The task -> Copy out the listing that follows exactly, dropping every picture.

Data excerpt ->
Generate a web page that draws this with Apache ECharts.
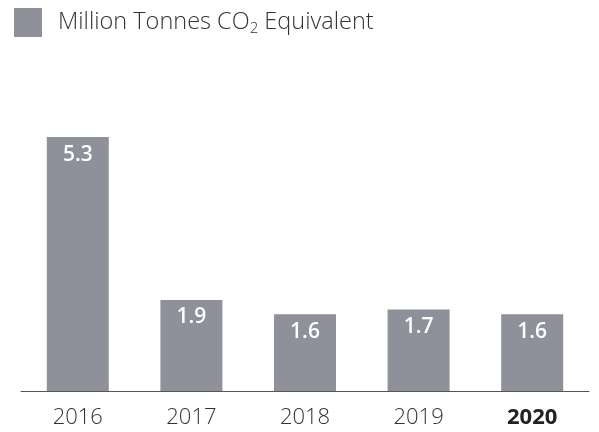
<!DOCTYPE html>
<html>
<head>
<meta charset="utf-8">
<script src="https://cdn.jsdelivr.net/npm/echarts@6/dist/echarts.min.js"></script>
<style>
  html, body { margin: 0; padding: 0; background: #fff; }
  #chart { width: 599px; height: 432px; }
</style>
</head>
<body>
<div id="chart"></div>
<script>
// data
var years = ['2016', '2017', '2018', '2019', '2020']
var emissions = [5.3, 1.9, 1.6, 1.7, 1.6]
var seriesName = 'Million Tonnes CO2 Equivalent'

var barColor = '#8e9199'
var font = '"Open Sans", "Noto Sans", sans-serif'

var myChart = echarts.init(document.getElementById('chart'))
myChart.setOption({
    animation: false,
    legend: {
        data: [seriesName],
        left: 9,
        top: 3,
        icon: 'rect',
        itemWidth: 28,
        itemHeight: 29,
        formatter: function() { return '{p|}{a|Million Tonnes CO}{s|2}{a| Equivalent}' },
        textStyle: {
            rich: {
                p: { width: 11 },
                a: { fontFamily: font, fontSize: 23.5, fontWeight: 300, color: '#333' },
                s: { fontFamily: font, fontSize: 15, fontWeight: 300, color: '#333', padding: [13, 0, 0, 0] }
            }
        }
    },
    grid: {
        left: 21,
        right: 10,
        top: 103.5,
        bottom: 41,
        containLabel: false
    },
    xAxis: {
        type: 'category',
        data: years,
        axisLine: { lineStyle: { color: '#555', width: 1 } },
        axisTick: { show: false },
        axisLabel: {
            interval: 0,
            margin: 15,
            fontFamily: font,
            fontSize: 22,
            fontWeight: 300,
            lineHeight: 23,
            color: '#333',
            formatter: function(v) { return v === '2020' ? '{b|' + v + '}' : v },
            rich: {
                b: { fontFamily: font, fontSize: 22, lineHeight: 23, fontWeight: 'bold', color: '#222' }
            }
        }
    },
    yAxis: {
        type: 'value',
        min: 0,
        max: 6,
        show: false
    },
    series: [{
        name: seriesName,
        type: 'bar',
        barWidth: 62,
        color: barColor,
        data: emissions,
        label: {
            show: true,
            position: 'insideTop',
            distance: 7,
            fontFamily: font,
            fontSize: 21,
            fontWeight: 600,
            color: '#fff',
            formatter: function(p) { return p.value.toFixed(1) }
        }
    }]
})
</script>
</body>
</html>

The output ->
Generate a web page that draws this with Apache ECharts.
<!DOCTYPE html>
<html>
<head>
<meta charset="utf-8">
<script src="https://cdn.jsdelivr.net/npm/echarts@6/dist/echarts.min.js"></script>
<style>
  html, body { margin: 0; padding: 0; background: #fff; }
  #chart { width: 599px; height: 432px; }
</style>
</head>
<body>
<div id="chart"></div>
<script>
// data
var years = ['2016', '2017', '2018', '2019', '2020']
var emissions = [5.3, 1.9, 1.6, 1.7, 1.6]
var seriesName = 'Million Tonnes CO2 Equivalent'

var barColor = '#8e9199'
var font = '"Open Sans", "Noto Sans", sans-serif'

var myChart = echarts.init(document.getElementById('chart'))
myChart.setOption({
    animation: false,
    legend: {
        data: [seriesName],
        left: 9,
        top: 3,
        icon: 'rect',
        itemWidth: 28,
        itemHeight: 29,
        formatter: function() { return '{p|}{a|Million Tonnes CO}{s|2}{a| Equivalent}' },
        textStyle: {
            rich: {
                p: { width: 11 },
                a: { fontFamily: font, fontSize: 23.5, fontWeight: 300, color: '#333' },
                s: { fontFamily: font, fontSize: 15, fontWeight: 300, color: '#333', padding: [13, 0, 0, 0] }
            }
        }
    },
    grid: {
        left: 21,
        right: 10,
        top: 103.5,
        bottom: 41,
        containLabel: false
    },
    xAxis: {
        type: 'category',
        data: years,
        axisLine: { lineStyle: { color: '#555', width: 1 } },
        axisTick: { show: false },
        axisLabel: {
            interval: 0,
            margin: 15,
            fontFamily: font,
            fontSize: 22,
            fontWeight: 300,
            lineHeight: 23,
            color: '#333',
            formatter: function(v) { return v === '2020' ? '{b|' + v + '}' : v },
            rich: {
                b: { fontFamily: font, fontSize: 22, lineHeight: 23, fontWeight: 'bold', color: '#222' }
            }
        }
    },
    yAxis: {
        type: 'value',
        min: 0,
        max: 6,
        show: false
    },
    series: [{
        name: seriesName,
        type: 'bar',
        barWidth: 62,
        color: barColor,
        data: emissions,
        label: {
            show: true,
            position: 'insideTop',
            distance: 7,
            fontFamily: font,
            fontSize: 21,
            fontWeight: 600,
            color: '#fff',
            formatter: function(p) { return p.value.toFixed(1) }
        }
    }]
})
</script>
</body>
</html>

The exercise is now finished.